Three-quarters of websites employ deceptive tactics such as "sneaking" or "interface interference" to force purchases or trick people into handing over data

Photo by Pawel Czerwinski / Unsplash

The Federal Trade Commission has warned that three-quarters of online businesses now use "dark patterns" to manipulate consumers into buying products or handing over personal data.

Dark patterns are design techniques that “can steer consumers to take actions they would not otherwise have taken.” Just think about pressing “consent all” on a media site's cookie popup. Did you really want to do that, or could you not be bothered rejecting every advertiser’s “legitimate interest” individually?

The International Consumer Protection and Enforcement Network (ICPEN), of which the FTC holds the 2024-25 presidency, examined the use of dark patterns across 642 websites and apps offering subscription services.

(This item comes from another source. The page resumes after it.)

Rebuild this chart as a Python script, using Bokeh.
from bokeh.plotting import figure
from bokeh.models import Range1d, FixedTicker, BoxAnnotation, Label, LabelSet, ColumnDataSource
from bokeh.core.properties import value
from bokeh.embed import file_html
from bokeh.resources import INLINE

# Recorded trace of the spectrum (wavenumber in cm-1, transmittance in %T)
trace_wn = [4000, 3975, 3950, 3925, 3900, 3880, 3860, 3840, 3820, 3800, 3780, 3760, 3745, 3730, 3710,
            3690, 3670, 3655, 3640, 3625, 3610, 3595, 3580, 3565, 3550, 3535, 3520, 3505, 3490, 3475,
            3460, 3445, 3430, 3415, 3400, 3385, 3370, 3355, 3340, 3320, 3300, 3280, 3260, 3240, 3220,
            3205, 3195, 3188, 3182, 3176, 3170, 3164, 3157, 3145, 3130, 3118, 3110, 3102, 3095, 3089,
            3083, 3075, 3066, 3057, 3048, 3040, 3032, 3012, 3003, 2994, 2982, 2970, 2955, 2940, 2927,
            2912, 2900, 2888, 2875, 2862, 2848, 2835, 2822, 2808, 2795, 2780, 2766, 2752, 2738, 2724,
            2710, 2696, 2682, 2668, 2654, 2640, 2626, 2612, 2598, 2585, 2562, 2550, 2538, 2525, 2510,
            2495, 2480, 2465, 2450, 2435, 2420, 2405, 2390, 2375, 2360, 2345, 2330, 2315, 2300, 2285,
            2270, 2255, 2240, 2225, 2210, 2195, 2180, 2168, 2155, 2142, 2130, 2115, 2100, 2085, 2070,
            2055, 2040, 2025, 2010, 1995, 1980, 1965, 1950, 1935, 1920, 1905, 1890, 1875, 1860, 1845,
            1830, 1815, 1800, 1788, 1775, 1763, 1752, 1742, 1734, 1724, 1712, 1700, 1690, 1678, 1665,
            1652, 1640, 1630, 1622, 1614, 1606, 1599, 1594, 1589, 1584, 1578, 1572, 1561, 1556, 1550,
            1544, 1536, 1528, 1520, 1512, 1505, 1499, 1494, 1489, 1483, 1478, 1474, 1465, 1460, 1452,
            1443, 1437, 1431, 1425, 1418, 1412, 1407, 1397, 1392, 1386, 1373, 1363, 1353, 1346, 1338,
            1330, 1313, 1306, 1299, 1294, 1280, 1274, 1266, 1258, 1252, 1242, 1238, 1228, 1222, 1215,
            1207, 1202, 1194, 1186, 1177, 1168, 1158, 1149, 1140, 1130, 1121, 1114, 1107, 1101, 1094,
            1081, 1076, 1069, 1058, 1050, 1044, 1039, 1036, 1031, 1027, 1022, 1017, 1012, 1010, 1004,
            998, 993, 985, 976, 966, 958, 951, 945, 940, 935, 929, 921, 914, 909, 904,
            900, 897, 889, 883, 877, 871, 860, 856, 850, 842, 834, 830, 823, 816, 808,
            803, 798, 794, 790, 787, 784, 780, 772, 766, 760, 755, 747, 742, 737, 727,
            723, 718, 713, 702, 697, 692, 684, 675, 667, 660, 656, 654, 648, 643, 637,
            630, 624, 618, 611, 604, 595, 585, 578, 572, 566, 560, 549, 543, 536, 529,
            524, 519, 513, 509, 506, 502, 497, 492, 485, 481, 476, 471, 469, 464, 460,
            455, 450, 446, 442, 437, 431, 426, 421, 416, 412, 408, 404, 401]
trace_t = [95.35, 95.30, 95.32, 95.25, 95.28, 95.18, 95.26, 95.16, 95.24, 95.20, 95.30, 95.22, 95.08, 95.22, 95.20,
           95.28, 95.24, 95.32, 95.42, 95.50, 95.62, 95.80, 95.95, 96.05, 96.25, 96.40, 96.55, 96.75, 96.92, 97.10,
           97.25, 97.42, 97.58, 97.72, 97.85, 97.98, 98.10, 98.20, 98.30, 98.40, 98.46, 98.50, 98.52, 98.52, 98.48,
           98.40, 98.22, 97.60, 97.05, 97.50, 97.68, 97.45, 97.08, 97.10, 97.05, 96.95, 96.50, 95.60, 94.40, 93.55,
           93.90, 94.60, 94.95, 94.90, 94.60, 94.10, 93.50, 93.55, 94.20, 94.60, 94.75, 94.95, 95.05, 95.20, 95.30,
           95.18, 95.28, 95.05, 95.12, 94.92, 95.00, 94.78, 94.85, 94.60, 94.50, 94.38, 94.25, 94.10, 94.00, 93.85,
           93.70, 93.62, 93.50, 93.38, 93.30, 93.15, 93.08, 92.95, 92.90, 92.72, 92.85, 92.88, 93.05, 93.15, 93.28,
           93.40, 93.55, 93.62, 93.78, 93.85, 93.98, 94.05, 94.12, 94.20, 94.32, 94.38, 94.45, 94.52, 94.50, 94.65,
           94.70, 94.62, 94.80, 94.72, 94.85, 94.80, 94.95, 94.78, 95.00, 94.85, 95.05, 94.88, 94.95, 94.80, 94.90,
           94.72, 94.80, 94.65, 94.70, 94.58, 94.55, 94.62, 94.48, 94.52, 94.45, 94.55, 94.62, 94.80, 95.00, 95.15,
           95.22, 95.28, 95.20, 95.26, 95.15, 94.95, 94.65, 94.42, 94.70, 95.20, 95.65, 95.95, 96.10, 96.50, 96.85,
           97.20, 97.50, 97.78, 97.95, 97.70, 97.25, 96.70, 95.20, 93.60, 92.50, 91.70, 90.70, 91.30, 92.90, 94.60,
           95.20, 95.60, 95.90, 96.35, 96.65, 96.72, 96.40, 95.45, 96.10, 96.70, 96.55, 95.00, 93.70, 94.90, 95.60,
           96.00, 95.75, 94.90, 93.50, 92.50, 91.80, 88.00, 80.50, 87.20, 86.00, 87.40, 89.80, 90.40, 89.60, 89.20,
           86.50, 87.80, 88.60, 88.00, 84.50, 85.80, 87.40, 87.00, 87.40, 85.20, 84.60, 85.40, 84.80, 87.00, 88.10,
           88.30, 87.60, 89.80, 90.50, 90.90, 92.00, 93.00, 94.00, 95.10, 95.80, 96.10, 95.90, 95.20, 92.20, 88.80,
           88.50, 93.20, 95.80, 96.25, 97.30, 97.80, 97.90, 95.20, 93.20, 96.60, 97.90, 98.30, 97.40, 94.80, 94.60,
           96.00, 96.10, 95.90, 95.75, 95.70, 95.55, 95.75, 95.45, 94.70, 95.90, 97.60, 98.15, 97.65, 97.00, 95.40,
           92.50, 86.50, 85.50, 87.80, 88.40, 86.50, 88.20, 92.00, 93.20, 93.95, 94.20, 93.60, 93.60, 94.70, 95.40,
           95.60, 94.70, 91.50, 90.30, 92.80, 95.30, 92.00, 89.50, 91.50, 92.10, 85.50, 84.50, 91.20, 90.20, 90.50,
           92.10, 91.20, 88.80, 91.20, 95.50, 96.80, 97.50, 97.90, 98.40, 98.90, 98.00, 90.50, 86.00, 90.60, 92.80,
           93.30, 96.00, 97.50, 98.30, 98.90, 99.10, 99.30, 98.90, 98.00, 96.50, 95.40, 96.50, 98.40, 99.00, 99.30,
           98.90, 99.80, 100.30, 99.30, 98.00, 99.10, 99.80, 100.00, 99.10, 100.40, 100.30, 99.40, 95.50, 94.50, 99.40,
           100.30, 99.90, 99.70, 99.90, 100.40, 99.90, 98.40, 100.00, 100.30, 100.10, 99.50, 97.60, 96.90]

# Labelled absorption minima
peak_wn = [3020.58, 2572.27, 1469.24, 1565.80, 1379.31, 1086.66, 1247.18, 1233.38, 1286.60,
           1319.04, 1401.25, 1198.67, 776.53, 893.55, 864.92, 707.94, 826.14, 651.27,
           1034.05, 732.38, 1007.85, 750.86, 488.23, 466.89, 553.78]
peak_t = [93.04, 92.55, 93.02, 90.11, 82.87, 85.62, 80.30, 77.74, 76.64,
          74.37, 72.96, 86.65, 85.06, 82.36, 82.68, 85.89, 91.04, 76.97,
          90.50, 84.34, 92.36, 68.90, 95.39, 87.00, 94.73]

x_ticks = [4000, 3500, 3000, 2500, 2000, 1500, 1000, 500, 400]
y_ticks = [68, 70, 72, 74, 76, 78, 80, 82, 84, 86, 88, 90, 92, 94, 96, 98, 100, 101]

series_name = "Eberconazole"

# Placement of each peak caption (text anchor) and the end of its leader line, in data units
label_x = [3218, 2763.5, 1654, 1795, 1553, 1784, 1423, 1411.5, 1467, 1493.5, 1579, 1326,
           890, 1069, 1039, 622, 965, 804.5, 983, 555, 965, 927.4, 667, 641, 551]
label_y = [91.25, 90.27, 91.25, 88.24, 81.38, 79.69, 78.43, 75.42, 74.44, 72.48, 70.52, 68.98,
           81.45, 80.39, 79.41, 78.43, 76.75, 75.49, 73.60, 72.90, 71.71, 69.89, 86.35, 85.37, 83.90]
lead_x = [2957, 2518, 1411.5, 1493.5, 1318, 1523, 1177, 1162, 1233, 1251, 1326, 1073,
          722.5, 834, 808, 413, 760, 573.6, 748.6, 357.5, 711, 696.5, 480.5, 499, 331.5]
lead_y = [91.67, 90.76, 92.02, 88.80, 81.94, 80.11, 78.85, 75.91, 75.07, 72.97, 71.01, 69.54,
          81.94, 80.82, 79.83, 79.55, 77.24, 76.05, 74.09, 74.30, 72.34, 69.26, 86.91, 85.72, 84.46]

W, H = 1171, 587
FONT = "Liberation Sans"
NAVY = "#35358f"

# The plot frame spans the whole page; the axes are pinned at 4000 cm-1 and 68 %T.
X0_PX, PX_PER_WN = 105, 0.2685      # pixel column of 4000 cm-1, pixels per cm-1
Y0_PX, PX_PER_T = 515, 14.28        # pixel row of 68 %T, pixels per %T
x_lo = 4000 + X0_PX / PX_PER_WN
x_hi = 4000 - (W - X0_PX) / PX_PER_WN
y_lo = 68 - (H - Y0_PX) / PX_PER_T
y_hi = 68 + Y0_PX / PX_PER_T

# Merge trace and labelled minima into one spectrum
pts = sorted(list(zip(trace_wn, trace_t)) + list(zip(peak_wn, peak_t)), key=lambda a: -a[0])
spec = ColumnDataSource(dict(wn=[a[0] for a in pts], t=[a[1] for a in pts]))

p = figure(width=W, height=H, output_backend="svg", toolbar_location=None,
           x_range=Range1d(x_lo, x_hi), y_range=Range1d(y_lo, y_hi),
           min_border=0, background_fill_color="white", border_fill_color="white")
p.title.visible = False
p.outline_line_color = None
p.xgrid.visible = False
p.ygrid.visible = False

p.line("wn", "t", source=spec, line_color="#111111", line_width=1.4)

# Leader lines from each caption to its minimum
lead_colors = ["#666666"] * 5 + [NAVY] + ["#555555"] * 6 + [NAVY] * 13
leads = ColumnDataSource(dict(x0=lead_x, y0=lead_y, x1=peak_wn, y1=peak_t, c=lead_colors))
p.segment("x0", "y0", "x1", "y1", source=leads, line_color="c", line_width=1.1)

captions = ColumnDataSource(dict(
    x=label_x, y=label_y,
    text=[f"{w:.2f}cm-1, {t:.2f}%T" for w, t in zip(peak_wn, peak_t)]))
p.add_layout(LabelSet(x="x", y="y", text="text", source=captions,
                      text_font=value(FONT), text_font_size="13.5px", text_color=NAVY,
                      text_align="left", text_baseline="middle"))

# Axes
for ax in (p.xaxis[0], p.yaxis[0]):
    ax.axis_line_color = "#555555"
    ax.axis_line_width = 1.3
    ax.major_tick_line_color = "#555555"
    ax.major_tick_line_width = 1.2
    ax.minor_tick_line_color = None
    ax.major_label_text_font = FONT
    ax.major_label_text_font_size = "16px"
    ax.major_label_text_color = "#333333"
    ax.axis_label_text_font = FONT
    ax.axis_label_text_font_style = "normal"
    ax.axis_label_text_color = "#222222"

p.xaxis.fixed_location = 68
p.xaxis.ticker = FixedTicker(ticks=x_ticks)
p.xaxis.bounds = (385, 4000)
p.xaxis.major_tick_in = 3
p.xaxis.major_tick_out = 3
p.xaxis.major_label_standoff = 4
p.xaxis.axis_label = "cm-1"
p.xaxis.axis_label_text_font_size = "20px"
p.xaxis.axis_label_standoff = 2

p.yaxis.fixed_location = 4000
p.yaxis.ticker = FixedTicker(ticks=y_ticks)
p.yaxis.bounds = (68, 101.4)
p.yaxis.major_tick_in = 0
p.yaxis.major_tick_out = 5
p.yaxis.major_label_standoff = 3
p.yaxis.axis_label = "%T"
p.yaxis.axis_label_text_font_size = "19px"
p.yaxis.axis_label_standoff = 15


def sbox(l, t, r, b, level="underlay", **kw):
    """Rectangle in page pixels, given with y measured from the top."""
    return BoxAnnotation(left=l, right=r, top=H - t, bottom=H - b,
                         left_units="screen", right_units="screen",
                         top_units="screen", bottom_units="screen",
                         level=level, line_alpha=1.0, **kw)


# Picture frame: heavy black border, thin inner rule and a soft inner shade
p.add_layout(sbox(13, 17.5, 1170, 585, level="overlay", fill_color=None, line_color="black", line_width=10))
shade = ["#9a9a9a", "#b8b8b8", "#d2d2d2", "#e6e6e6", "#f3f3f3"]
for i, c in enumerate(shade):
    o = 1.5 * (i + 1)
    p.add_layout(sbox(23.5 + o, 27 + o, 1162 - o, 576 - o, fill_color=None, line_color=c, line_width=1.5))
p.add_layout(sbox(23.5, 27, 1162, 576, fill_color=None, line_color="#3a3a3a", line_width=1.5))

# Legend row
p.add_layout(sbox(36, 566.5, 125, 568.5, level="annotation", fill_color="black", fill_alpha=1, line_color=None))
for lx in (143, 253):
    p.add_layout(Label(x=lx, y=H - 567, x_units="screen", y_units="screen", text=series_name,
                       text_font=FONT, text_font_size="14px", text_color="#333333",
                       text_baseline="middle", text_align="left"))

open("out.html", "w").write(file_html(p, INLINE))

It found that “nearly 76% of the sites and apps examined as part of the review employed at least one possible dark pattern, and nearly 67% used multiple possible dark patterns.”

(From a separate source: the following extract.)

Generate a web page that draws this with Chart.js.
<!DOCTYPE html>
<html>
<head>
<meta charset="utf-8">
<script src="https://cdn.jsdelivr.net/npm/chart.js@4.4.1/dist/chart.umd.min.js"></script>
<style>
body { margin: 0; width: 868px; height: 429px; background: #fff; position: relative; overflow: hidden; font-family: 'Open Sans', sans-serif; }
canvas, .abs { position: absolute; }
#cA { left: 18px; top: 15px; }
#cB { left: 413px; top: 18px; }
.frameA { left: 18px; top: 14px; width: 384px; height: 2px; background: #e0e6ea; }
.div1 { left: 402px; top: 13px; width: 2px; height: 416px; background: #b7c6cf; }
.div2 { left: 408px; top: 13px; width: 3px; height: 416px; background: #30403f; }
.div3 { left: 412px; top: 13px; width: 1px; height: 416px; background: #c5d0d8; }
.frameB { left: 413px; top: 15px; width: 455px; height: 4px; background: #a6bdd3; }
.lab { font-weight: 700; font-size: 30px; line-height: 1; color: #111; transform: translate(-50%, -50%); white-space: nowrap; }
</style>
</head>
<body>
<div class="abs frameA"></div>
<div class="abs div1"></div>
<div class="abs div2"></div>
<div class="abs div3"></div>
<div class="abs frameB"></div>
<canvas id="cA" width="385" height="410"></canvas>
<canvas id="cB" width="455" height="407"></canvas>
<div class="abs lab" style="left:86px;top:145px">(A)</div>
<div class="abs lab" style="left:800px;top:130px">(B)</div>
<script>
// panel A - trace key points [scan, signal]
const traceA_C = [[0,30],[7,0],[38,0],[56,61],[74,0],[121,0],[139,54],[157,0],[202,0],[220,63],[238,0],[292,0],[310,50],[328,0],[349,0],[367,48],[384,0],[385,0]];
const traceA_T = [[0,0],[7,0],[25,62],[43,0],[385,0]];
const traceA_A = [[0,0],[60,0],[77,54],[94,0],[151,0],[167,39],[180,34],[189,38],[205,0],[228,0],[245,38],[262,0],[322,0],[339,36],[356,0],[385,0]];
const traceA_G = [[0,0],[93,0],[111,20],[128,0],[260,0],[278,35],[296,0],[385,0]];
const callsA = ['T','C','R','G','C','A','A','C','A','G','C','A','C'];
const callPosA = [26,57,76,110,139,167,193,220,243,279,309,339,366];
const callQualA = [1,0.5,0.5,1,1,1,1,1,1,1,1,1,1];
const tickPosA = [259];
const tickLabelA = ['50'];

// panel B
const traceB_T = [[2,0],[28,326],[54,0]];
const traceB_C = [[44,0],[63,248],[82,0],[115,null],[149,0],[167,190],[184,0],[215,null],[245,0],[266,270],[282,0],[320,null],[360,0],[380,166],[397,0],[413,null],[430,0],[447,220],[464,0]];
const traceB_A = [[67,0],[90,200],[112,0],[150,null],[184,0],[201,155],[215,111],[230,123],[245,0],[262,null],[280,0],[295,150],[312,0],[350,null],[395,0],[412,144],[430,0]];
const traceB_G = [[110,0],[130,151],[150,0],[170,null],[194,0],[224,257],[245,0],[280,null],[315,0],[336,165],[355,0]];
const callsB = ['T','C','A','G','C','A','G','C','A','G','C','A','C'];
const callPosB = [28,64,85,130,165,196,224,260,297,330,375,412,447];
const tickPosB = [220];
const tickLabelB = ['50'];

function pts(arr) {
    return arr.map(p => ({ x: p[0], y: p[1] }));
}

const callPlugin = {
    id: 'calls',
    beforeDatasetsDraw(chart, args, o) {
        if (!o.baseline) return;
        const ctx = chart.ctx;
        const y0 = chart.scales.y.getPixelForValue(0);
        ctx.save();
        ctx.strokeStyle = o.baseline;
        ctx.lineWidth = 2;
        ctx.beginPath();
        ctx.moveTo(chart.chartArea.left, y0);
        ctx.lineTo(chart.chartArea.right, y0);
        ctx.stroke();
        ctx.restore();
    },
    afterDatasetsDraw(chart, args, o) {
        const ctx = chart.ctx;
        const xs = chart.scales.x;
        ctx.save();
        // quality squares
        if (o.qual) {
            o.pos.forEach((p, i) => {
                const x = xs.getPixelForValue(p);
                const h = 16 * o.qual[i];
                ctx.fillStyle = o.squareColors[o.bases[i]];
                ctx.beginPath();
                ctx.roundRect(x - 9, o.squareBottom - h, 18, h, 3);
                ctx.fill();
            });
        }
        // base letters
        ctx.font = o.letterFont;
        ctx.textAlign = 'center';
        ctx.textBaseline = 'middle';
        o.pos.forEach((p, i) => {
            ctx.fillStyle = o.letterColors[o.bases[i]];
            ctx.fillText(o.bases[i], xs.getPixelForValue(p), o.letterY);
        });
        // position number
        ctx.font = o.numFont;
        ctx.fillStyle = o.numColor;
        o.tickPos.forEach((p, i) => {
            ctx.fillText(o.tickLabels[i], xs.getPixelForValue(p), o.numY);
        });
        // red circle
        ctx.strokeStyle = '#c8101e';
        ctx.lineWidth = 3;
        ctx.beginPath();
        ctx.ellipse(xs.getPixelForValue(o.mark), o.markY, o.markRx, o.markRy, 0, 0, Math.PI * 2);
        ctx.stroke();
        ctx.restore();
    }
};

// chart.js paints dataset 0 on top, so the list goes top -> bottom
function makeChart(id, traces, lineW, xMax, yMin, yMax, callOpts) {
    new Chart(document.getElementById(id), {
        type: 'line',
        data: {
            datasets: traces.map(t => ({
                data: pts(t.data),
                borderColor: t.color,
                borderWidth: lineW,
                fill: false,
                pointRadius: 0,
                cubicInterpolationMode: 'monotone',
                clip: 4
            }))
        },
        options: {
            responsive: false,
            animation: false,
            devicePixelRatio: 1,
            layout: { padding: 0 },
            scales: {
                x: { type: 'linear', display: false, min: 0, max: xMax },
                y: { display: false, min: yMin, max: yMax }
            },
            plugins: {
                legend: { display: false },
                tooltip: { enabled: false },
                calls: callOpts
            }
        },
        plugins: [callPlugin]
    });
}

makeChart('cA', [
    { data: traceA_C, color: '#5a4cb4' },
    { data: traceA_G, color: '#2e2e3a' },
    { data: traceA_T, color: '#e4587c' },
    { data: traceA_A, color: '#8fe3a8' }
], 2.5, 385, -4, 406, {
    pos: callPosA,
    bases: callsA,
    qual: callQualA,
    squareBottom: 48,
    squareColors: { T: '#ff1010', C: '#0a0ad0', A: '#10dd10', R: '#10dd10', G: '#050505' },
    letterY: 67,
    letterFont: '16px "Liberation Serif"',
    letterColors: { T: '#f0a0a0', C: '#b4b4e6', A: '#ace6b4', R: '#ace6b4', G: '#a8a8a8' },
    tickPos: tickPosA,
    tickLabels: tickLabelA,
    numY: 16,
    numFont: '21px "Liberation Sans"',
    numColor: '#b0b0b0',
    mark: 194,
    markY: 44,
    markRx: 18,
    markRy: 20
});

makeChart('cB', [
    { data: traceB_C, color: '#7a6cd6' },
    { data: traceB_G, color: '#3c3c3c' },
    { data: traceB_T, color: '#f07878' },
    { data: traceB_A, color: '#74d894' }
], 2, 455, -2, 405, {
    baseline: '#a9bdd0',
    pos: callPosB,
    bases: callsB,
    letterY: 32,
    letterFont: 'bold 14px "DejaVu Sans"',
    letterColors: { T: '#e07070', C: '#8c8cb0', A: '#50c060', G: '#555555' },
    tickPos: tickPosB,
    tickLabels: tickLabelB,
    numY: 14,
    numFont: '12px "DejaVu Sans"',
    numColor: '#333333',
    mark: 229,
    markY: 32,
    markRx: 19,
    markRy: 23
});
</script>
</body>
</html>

The FTC said it was “not reported whether these identified practices were used in an unlawful way or violated the laws of the affected countries.”

The most common patterns were “sneaking practices”, involving the hiding or delaying disclosure of info that might affect a purchase decision, along with “interface interference”, where information is obscured or options preselected to steer customers to the organisation’s benefit.

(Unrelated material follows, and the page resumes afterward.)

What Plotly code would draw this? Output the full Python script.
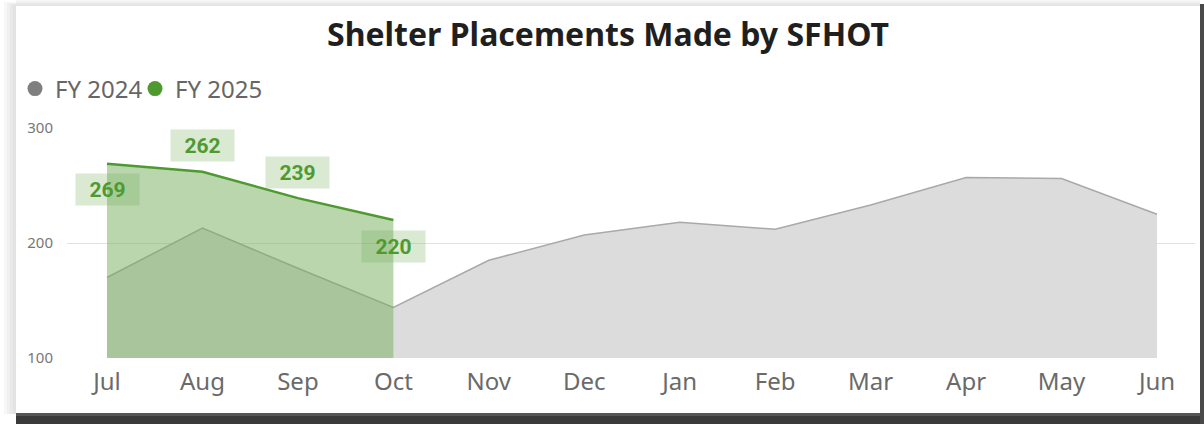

The FTC has previously taken action against companies employing dark patterns, for example, to frustrate customers’ efforts to cancel subscriptions. In 2022, it issued an enforcement policy statement that warned companies against deploying illegal practices that trick or trap consumers into subscription services.

Shining a light on dark patterns

In the UK, the ICO and Competition and Markets Authority set a stake in the ground last year over harmful online design that encourages people to hand over personal information.

Stephen Almond, Executive Director of Regulatory Risk at the ICO, said: “Some of these design practices are so subtle and have gone on for so long, you wouldn’t even realise you’re handing over your personal information until it’s too late – and it’s possible these techniques are embedded into thousands of websites across the UK.

“These website design tricks can have real and negative impacts on consumers’ lives. For example, if someone is recovering from a gambling problem, being steered to ‘accept all’ cookies can mean being continually bombarded with betting adverts, which could be incredibly harmful."

Marcus Bokkerink, CMA chair, recently called out dark patterns at the CMA's 10 year anniversary event, saying: “We’ve also seen a shift toward tackling ever more sophisticated, often technology-enabled, methods used by unscrupulous actors to mislead or exploit when we buy goods and services online.”

These include fake reviews, pressure sales, and drip pricing. At least two of these being standard fare for an array of “legitimate” businesses.